## START
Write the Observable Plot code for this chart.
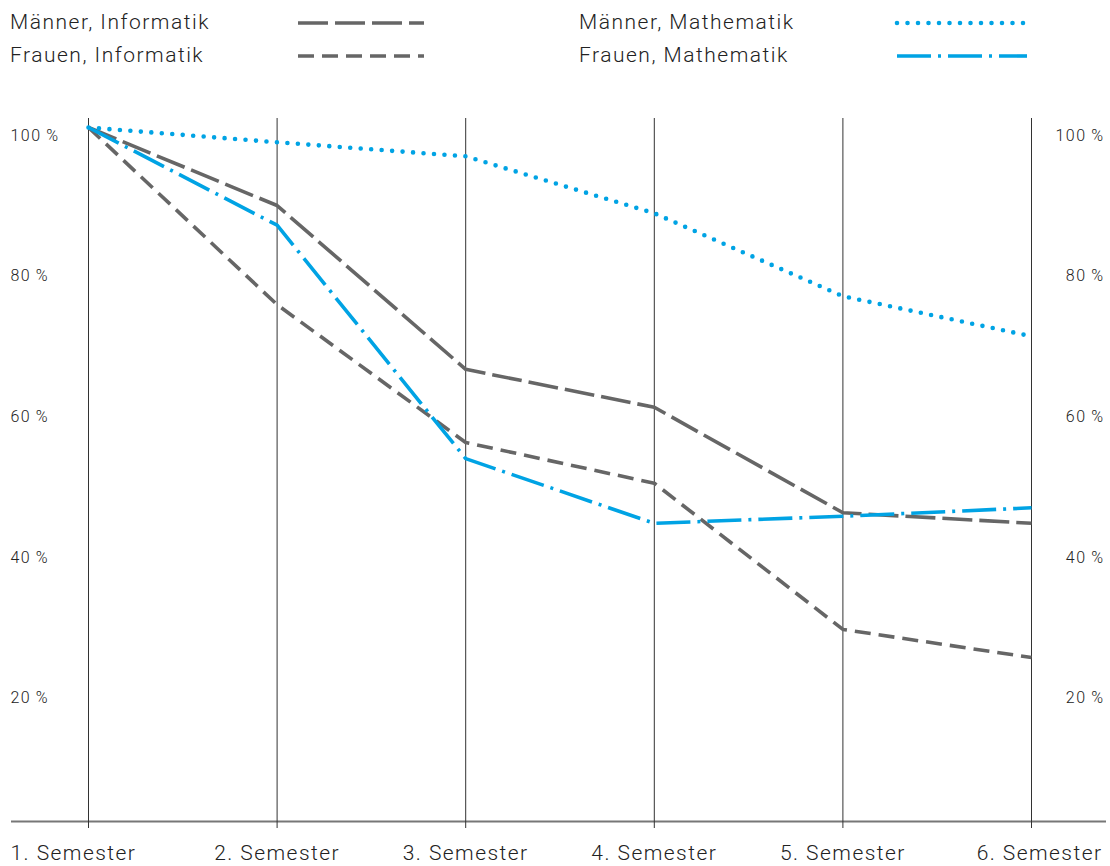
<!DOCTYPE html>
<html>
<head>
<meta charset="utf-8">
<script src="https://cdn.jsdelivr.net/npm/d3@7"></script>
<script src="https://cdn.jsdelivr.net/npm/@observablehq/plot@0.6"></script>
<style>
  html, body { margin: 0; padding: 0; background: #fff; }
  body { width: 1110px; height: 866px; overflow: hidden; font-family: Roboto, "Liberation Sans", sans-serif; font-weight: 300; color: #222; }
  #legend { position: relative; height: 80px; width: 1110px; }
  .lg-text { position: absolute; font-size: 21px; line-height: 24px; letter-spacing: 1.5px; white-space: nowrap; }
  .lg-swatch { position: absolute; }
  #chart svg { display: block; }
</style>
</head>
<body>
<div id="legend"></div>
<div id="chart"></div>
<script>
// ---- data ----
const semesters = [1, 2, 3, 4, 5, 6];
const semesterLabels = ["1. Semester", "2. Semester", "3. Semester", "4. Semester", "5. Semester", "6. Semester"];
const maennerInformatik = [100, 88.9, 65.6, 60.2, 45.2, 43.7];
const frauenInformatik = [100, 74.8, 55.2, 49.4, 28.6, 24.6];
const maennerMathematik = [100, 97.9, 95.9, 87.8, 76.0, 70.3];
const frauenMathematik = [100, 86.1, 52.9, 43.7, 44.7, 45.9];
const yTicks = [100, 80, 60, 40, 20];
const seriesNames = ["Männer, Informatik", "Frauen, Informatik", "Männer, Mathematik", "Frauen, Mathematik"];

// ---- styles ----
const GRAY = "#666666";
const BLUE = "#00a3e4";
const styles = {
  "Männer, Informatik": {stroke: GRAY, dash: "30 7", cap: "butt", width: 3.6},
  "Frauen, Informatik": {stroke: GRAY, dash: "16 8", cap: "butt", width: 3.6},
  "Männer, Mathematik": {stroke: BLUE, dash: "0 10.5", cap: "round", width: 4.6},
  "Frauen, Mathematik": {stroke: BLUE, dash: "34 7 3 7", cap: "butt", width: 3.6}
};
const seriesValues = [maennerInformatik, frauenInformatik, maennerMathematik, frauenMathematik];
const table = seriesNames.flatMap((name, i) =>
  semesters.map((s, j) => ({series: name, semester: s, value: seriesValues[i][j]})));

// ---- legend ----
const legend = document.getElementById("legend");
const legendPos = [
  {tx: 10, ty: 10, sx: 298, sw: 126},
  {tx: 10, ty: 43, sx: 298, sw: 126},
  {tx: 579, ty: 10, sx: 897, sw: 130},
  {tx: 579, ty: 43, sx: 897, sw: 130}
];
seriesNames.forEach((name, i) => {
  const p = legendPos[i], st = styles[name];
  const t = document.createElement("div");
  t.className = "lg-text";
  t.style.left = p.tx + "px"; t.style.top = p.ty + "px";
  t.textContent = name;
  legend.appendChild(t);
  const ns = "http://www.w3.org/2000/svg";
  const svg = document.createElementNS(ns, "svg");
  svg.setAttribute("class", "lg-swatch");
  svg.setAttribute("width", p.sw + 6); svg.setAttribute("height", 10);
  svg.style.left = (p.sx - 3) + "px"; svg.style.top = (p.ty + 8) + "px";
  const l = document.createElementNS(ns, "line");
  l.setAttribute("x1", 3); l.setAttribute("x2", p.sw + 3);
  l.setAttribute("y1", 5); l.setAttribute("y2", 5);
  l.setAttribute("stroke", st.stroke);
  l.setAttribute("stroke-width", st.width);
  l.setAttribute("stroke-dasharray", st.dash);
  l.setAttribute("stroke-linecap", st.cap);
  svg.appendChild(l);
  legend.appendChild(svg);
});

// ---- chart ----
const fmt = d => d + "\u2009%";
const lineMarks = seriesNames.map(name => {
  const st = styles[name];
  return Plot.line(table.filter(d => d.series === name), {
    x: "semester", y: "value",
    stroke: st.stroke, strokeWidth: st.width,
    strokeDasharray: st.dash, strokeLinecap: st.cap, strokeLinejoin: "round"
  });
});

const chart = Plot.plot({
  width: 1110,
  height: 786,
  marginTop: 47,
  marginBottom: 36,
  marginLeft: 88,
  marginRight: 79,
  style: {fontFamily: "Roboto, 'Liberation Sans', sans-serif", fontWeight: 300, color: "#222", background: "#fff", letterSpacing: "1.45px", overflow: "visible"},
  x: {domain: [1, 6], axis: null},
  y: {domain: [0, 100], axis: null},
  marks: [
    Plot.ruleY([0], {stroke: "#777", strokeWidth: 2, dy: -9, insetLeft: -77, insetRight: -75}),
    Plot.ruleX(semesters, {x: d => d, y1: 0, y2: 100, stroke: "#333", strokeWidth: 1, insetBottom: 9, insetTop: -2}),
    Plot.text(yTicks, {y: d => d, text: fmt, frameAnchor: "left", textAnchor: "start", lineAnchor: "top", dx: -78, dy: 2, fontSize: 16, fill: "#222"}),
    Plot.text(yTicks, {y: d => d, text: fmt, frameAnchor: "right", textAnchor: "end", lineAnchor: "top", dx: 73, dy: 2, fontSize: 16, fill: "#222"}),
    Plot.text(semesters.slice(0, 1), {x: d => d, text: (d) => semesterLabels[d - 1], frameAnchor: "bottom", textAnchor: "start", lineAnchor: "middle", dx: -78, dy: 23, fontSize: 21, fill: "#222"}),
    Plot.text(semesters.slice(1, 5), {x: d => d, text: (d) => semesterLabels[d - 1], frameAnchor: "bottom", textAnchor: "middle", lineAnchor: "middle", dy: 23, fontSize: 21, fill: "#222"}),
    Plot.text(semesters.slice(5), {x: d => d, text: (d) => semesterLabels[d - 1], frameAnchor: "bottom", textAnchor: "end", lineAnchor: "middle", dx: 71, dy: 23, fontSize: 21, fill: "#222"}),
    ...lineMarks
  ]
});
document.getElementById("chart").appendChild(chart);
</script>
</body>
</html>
## END
# [Exercise directions]
Reproduce the material above in full, exactly, with no images.

# [Answer for the task]
Write the Observable Plot code for this chart.
<!DOCTYPE html>
<html>
<head>
<meta charset="utf-8">
<script src="https://cdn.jsdelivr.net/npm/d3@7"></script>
<script src="https://cdn.jsdelivr.net/npm/@observablehq/plot@0.6"></script>
<style>
  html, body { margin: 0; padding: 0; background: #fff; }
  body { width: 1110px; height: 866px; overflow: hidden; font-family: Roboto, "Liberation Sans", sans-serif; font-weight: 300; color: #222; }
  #legend { position: relative; height: 80px; width: 1110px; }
  .lg-text { position: absolute; font-size: 21px; line-height: 24px; letter-spacing: 1.5px; white-space: nowrap; }
  .lg-swatch { position: absolute; }
  #chart svg { display: block; }
</style>
</head>
<body>
<div id="legend"></div>
<div id="chart"></div>
<script>
// ---- data ----
const semesters = [1, 2, 3, 4, 5, 6];
const semesterLabels = ["1. Semester", "2. Semester", "3. Semester", "4. Semester", "5. Semester", "6. Semester"];
const maennerInformatik = [100, 88.9, 65.6, 60.2, 45.2, 43.7];
const frauenInformatik = [100, 74.8, 55.2, 49.4, 28.6, 24.6];
const maennerMathematik = [100, 97.9, 95.9, 87.8, 76.0, 70.3];
const frauenMathematik = [100, 86.1, 52.9, 43.7, 44.7, 45.9];
const yTicks = [100, 80, 60, 40, 20];
const seriesNames = ["Männer, Informatik", "Frauen, Informatik", "Männer, Mathematik", "Frauen, Mathematik"];

// ---- styles ----
const GRAY = "#666666";
const BLUE = "#00a3e4";
const styles = {
  "Männer, Informatik": {stroke: GRAY, dash: "30 7", cap: "butt", width: 3.6},
  "Frauen, Informatik": {stroke: GRAY, dash: "16 8", cap: "butt", width: 3.6},
  "Männer, Mathematik": {stroke: BLUE, dash: "0 10.5", cap: "round", width: 4.6},
  "Frauen, Mathematik": {stroke: BLUE, dash: "34 7 3 7", cap: "butt", width: 3.6}
};
const seriesValues = [maennerInformatik, frauenInformatik, maennerMathematik, frauenMathematik];
const table = seriesNames.flatMap((name, i) =>
  semesters.map((s, j) => ({series: name, semester: s, value: seriesValues[i][j]})));

// ---- legend ----
const legend = document.getElementById("legend");
const legendPos = [
  {tx: 10, ty: 10, sx: 298, sw: 126},
  {tx: 10, ty: 43, sx: 298, sw: 126},
  {tx: 579, ty: 10, sx: 897, sw: 130},
  {tx: 579, ty: 43, sx: 897, sw: 130}
];
seriesNames.forEach((name, i) => {
  const p = legendPos[i], st = styles[name];
  const t = document.createElement("div");
  t.className = "lg-text";
  t.style.left = p.tx + "px"; t.style.top = p.ty + "px";
  t.textContent = name;
  legend.appendChild(t);
  const ns = "http://www.w3.org/2000/svg";
  const svg = document.createElementNS(ns, "svg");
  svg.setAttribute("class", "lg-swatch");
  svg.setAttribute("width", p.sw + 6); svg.setAttribute("height", 10);
  svg.style.left = (p.sx - 3) + "px"; svg.style.top = (p.ty + 8) + "px";
  const l = document.createElementNS(ns, "line");
  l.setAttribute("x1", 3); l.setAttribute("x2", p.sw + 3);
  l.setAttribute("y1", 5); l.setAttribute("y2", 5);
  l.setAttribute("stroke", st.stroke);
  l.setAttribute("stroke-width", st.width);
  l.setAttribute("stroke-dasharray", st.dash);
  l.setAttribute("stroke-linecap", st.cap);
  svg.appendChild(l);
  legend.appendChild(svg);
});

// ---- chart ----
const fmt = d => d + "\u2009%";
const lineMarks = seriesNames.map(name => {
  const st = styles[name];
  return Plot.line(table.filter(d => d.series === name), {
    x: "semester", y: "value",
    stroke: st.stroke, strokeWidth: st.width,
    strokeDasharray: st.dash, strokeLinecap: st.cap, strokeLinejoin: "round"
  });
});

const chart = Plot.plot({
  width: 1110,
  height: 786,
  marginTop: 47,
  marginBottom: 36,
  marginLeft: 88,
  marginRight: 79,
  style: {fontFamily: "Roboto, 'Liberation Sans', sans-serif", fontWeight: 300, color: "#222", background: "#fff", letterSpacing: "1.45px", overflow: "visible"},
  x: {domain: [1, 6], axis: null},
  y: {domain: [0, 100], axis: null},
  marks: [
    Plot.ruleY([0], {stroke: "#777", strokeWidth: 2, dy: -9, insetLeft: -77, insetRight: -75}),
    Plot.ruleX(semesters, {x: d => d, y1: 0, y2: 100, stroke: "#333", strokeWidth: 1, insetBottom: 9, insetTop: -2}),
    Plot.text(yTicks, {y: d => d, text: fmt, frameAnchor: "left", textAnchor: "start", lineAnchor: "top", dx: -78, dy: 2, fontSize: 16, fill: "#222"}),
    Plot.text(yTicks, {y: d => d, text: fmt, frameAnchor: "right", textAnchor: "end", lineAnchor: "top", dx: 73, dy: 2, fontSize: 16, fill: "#222"}),
    Plot.text(semesters.slice(0, 1), {x: d => d, text: (d) => semesterLabels[d - 1], frameAnchor: "bottom", textAnchor: "start", lineAnchor: "middle", dx: -78, dy: 23, fontSize: 21, fill: "#222"}),
    Plot.text(semesters.slice(1, 5), {x: d => d, text: (d) => semesterLabels[d - 1], frameAnchor: "bottom", textAnchor: "middle", lineAnchor: "middle", dy: 23, fontSize: 21, fill: "#222"}),
    Plot.text(semesters.slice(5), {x: d => d, text: (d) => semesterLabels[d - 1], frameAnchor: "bottom", textAnchor: "end", lineAnchor: "middle", dx: 71, dy: 23, fontSize: 21, fill: "#222"}),
    ...lineMarks
  ]
});
document.getElementById("chart").appendChild(chart);
</script>
</body>
</html>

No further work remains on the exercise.